Eurozone government debt creeps up to 90% of GDP

24 Jan 13
Debt levels in the European Union increased in the third quarter of 2012, according to Eurostat.

By Nick Mann | 24 January 2013

Debt levels in the European Union increased in the third quarter of 2012, according to Eurostat.

Yesterday’s data from the EU’s statistical service revealed that the government debt to gross domestic product ratio for the eurozone was 90% at the end of September, compared with 89.9% three months earlier. For the EU as a whole, the debt-to-GDP ratio also crept up, from 85% to 85.1%.  

Despite the efforts of many EU countries to reduce their debt through austerity measures such as spending cuts and tax increases, debt levels were also higher at the end of September than a year earlier. For the eurozone, debt increased from 86.8% of GDP to 90% and for the EU, from 81.5% to 85.1%.

The UK’s National Institute of Economic and Social Research claimed last year that the co-ordinated approach being taken to austerity in Europe was adding to debt levels rather than reducing them.

Yesterday’s figures show debt-to-GDP ratios increased in 15 member states over the third quarter. The largest rises were in Ireland (5.9 percentage points), Greece (3.4 percentage points) and Portugal (2.9 percentage points). Conversely, 11 countries reduced their debt levels, most significantly Latvia (down 2.6 percentage points), Malta (2.5 percentage points) and Austria (1.3 percentage points).
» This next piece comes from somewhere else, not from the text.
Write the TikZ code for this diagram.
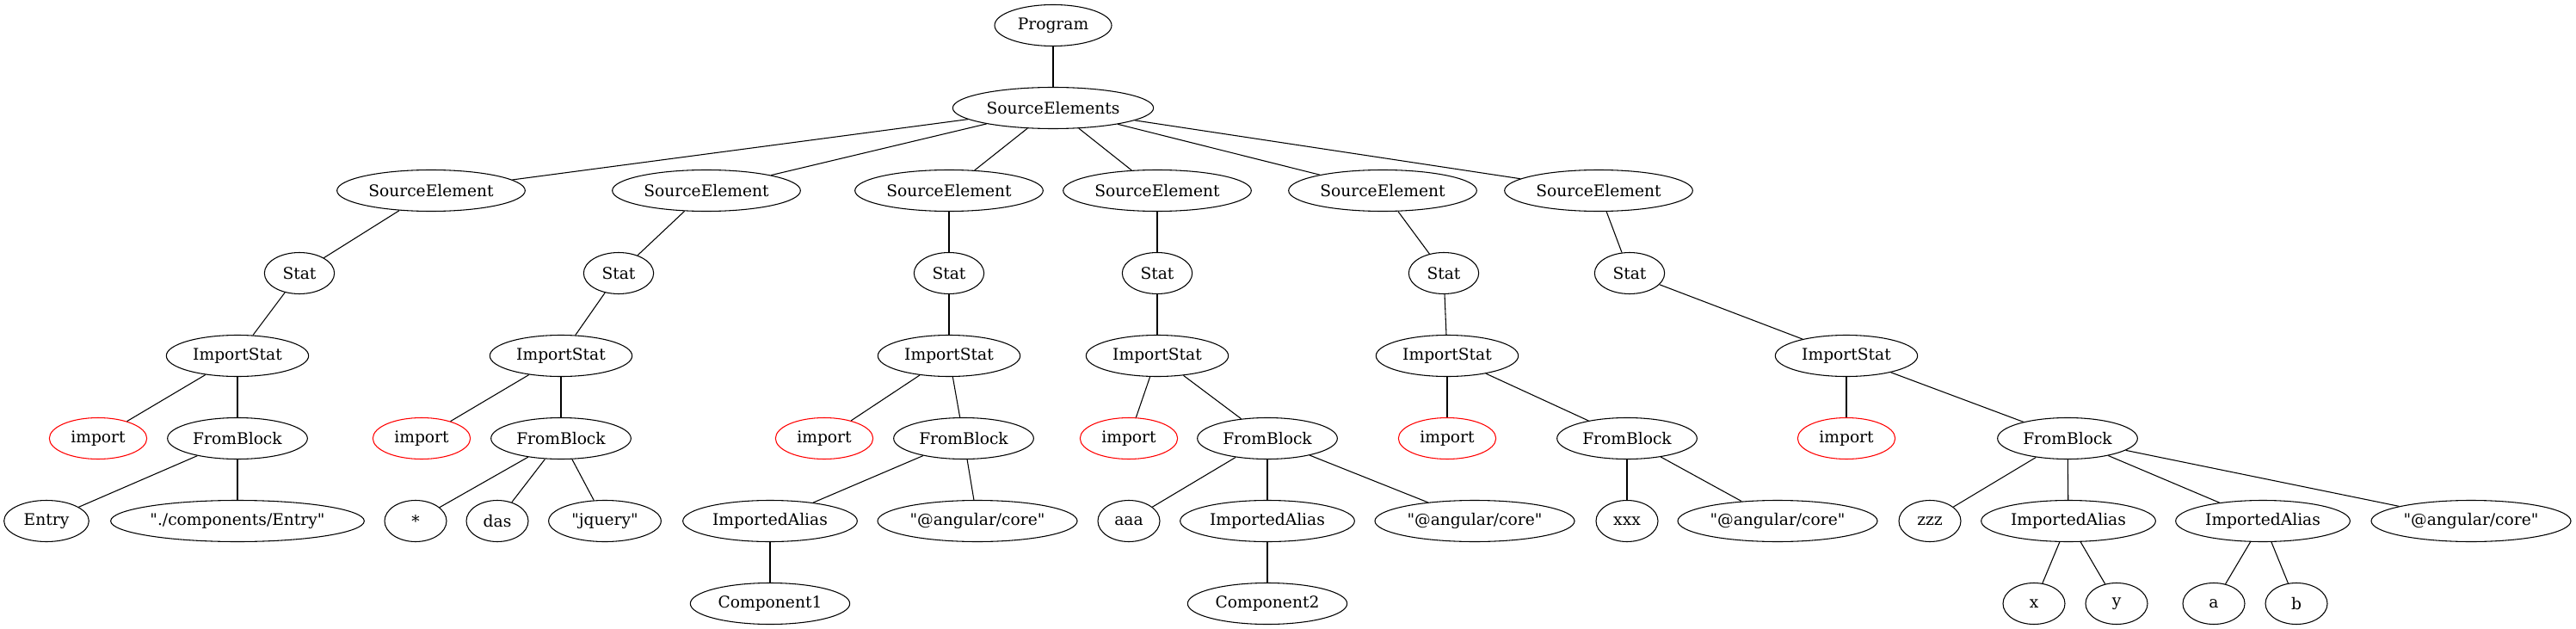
\documentclass[tikz,border=0pt]{standalone}
\usepackage{fontspec}
\setmainfont{DejaVu Serif}[Ligatures=TeXOff]
\usepackage{tikz}
\usetikzlibrary{shapes,positioning}

\begin{document}
\begin{tikzpicture}[
x=0.75pt, y=-0.75pt, thick,
ast-node/.style = {ellipse,thick,draw=black,inner sep=0pt,minimum height=36pt,minimum width=#1,font=\fontsize{14pt}{16pt}\selectfont},
ast-node/.default = 54pt,
kw-node/.style = {ast-node=85pt,draw=red}
]
\useasboundingbox (0,0) rectangle (2994,731);

% top
\node [ast-node=102pt] (prog) at (1224, 29.5) {Program};
\node [ast-node=175pt] (elems) at (1224, 125.5) {SourceElements};

% source elements
\node [ast-node=164pt] (se1) at (501, 221.5) {SourceElement};
\node [ast-node=164pt] (se2) at (821, 221.5) {SourceElement};
\node [ast-node=164pt] (se3) at (1103, 221.5) {SourceElement};
\node [ast-node=164pt] (se4) at (1345, 221.5) {SourceElement};
\node [ast-node=164pt] (se5) at (1607, 221.5) {SourceElement};
\node [ast-node=164pt] (se6) at (1858, 221.5) {SourceElement};

% statements
\node [ast-node=61pt] (st1) at (348, 317.5) {Stat};
\node [ast-node=61pt] (st2) at (719, 317.5) {Stat};
\node [ast-node=61pt] (st3) at (1103, 317.5) {Stat};
\node [ast-node=61pt] (st4) at (1345, 317.5) {Stat};
\node [ast-node=61pt] (st5) at (1678, 317.5) {Stat};
\node [ast-node=61pt] (st6) at (1894, 317.5) {Stat};

\node [ast-node=124pt] (is1) at (276, 413.5) {ImportStat};
\node [ast-node=124pt] (is2) at (652, 413.5) {ImportStat};
\node [ast-node=124pt] (is3) at (1103, 413.5) {ImportStat};
\node [ast-node=124pt] (is4) at (1345, 413.5) {ImportStat};
\node [ast-node=124pt] (is5) at (1682, 413.5) {ImportStat};
\node [ast-node=124pt] (is6) at (2146, 413.5) {ImportStat};

% import / from
\node [kw-node] (im1) at (114, 509.5) {import};
\node [ast-node=122pt] (fb1) at (276, 509.5) {FromBlock};
\node [kw-node] (im2) at (490, 509.5) {import};
\node [ast-node=122pt] (fb2) at (652, 509.5) {FromBlock};
\node [kw-node] (im3) at (958, 509.5) {import};
\node [ast-node=122pt] (fb3) at (1120, 509.5) {FromBlock};
\node [kw-node] (im4) at (1312, 509.5) {import};
\node [ast-node=122pt] (fb4) at (1473, 509.5) {FromBlock};
\node [kw-node] (im5) at (1682, 509.5) {import};
\node [ast-node=122pt] (fb5) at (1891, 509.5) {FromBlock};
\node [kw-node] (im6) at (2146, 509.5) {import};
\node [ast-node=122pt] (fb6) at (2403, 509.5) {FromBlock};

% leaves
\node [ast-node=74pt] (entry) at (54, 605.5) {Entry};
\node [ast-node=221pt] (src1) at (276, 605.5) {"./components/Entry"};
\node [ast-node] (star) at (483, 605.5) {*};
\node [ast-node] (das) at (578, 605.5) {das};
\node [ast-node=98pt] (src2) at (703, 605.5) {"jquery"};
\node [ast-node=152pt] (al1) at (895, 605.5) {ImportedAlias};
\node [ast-node=174pt] (src3) at (1136, 605.5) {"@angular/core"};
\node [ast-node] (aaa) at (1312, 605.5) {aaa};
\node [ast-node=152pt] (al2) at (1473, 605.5) {ImportedAlias};
\node [ast-node=174pt] (src4) at (1714, 605.5) {"@angular/core"};
\node [ast-node] (xxx) at (1891, 605.5) {xxx};
\node [ast-node=174pt] (src5) at (2066, 605.5) {"@angular/core"};
\node [ast-node] (zzz) at (2243, 605.5) {zzz};
\node [ast-node=152pt] (al3) at (2404, 605.5) {ImportedAlias};
\node [ast-node=152pt] (al4) at (2630, 605.5) {ImportedAlias};
\node [ast-node=174pt] (src6) at (2872, 605.5) {"@angular/core"};

\node [ast-node=139pt] (comp1) at (895, 701.5) {Component1};
\node [ast-node=139pt] (comp2) at (1473, 701.5) {Component2};
\node [ast-node] (x) at (2364, 701.5) {x};
\node [ast-node] (y) at (2460, 701.5) {y};
\node [ast-node] (a) at (2573, 701.5) {a};
\node [ast-node] (b) at (2669, 701.5) {b};

% edges
\draw (prog) -- (elems);
\draw (elems) -- (se1);
\draw (elems) -- (se2);
\draw (elems) -- (se3);
\draw (elems) -- (se4);
\draw (elems) -- (se5);
\draw (elems) -- (se6);

\draw (se1) -- (st1);
\draw (st1) -- (is1);
\draw (is1) -- (im1);
\draw (is1) -- (fb1);
\draw (fb1) -- (entry);
\draw (fb1) -- (src1);

\draw (se2) -- (st2);
\draw (st2) -- (is2);
\draw (is2) -- (im2);
\draw (is2) -- (fb2);
\draw (fb2) -- (star);
\draw (fb2) -- (das);
\draw (fb2) -- (src2);

\draw (se3) -- (st3);
\draw (st3) -- (is3);
\draw (is3) -- (im3);
\draw (is3) -- (fb3);
\draw (fb3) -- (al1);
\draw (fb3) -- (src3);
\draw (al1) -- (comp1);

\draw (se4) -- (st4);
\draw (st4) -- (is4);
\draw (is4) -- (im4);
\draw (is4) -- (fb4);
\draw (fb4) -- (aaa);
\draw (fb4) -- (al2);
\draw (fb4) -- (src4);
\draw (al2) -- (comp2);

\draw (se5) -- (st5);
\draw (st5) -- (is5);
\draw (is5) -- (im5);
\draw (is5) -- (fb5);
\draw (fb5) -- (xxx);
\draw (fb5) -- (src5);

\draw (se6) -- (st6);
\draw (st6) -- (is6);
\draw (is6) -- (im6);
\draw (is6) -- (fb6);
\draw (fb6) -- (zzz);
\draw (fb6) -- (al3);
\draw (fb6) -- (al4);
\draw (fb6) -- (src6);
\draw (al3) -- (x);
\draw (al3) -- (y);
\draw (al4) -- (a);
\draw (al4) -- (b);

\end{tikzpicture}
\end{document}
Greece had reduced its debt-to-GDP ratio to 149.2% in the second quarter of the year but it crept up again in the third quarter to 152.6%. Other countries whose debt exceeded their GDP were: Italy  (127.2%); Portugal (120.3%); Ireland (117%) and Belgium (101.6%).

In comparison, the lowest ratios were recorded by Estonia (9.6%), Bulgaria (18.7%) and Luxembourg (20.9%).